Norton approved the creation of the task force after tribal leaders roundly rejected her recommendation in November to form a Bureau of Indian Trust Asset Management.

Interior has held American Indian-owned lands in trust for more than 100 years, leasing the properties and processing revenue earned from farming and drilling. A group of beneficiaries filed a class action lawsuit in 1996, claiming that poor bookkeeping has prevented landowners and their descendants from determining their account balances. They estimate that as much as $10 billion is lost or missing.

Norton and McCaleb face five contempt charges in connection with the case, and lead plaintiff Eloise Cobell has asked the court to place individual trust accounts in receivership out of Interior's control. A decision is pending.

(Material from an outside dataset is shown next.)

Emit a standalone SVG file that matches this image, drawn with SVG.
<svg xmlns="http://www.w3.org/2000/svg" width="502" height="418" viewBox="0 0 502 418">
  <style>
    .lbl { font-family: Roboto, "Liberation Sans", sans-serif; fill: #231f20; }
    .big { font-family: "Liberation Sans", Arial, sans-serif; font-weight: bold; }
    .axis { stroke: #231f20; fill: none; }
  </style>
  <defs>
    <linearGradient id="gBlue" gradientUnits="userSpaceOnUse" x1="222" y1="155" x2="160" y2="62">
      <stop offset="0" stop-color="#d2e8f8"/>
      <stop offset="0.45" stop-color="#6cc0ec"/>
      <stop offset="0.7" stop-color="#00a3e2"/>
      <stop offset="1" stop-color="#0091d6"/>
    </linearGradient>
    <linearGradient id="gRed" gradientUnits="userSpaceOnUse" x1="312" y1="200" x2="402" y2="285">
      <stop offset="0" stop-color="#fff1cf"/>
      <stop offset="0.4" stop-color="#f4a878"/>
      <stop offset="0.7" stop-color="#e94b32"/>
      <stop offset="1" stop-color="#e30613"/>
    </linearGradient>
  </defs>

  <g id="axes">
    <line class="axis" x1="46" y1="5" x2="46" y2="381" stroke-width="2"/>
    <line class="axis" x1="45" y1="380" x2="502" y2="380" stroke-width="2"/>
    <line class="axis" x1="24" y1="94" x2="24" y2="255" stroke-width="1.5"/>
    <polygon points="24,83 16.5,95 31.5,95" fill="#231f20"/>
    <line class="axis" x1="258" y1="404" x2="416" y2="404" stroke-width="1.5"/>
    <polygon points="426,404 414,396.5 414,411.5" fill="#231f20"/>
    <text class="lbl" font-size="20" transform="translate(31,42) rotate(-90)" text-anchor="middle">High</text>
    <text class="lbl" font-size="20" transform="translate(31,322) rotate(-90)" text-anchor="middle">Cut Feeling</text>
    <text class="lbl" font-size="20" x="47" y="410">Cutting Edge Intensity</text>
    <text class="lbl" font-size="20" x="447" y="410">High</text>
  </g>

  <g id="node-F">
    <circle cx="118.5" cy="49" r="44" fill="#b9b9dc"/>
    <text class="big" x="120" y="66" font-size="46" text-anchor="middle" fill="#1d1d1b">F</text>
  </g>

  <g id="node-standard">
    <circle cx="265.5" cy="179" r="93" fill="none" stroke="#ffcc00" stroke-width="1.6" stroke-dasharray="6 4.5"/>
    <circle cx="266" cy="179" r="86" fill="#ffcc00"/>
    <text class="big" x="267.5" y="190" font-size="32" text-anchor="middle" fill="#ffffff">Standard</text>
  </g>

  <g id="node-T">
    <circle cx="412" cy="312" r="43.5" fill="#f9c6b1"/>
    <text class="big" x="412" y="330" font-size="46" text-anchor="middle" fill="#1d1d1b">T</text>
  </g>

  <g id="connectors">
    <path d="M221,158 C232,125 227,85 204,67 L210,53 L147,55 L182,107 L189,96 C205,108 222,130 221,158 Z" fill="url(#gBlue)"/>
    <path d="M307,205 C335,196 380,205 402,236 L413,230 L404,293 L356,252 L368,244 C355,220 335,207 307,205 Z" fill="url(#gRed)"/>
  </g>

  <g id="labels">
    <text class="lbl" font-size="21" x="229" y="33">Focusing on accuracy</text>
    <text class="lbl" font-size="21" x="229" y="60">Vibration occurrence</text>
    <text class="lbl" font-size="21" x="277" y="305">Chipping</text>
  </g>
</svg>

U.S. District Judge Royce Lamberth ordered Interior to disconnect from the Internet in December to protect data maintained under its Trust Asset and Accounting Management System, citing a report that showed hackers could easily breach the system.

Although most of the department is back online, problems remain, according to Cobell.

"We need the experts that a receiver would bring in" to fix the computer systems, she said. "I think that the entire firewall and access [issue] has not been refined [to] where we feel we can trust the inability of hackers to get in."

Norton has received approval from Congress to reprogram funds to begin implementing TrustNet, a new secure network for Indian trust data, according to her ninth status report to the court.

But those and other efforts have failed to turn the tide of resentment among American Indians.

"You cannot expect that the fox can oversee the hen house," said Sue Masten, the task force's co-chairwoman.

The committee has given the task force until July 30 to forward a solution.

In addition to creating the commission, the task force is considering suggestions that include creating a position of deputy secretary for Indian affairs.

None of those ideas will likely be fleshed out soon enough to make it on the current legislative calendar, senators said.

"We don't anticipate that this matter will be resolved in this Congress," Inouye said in closing. "Thank you very much and we hope that the love affair continues."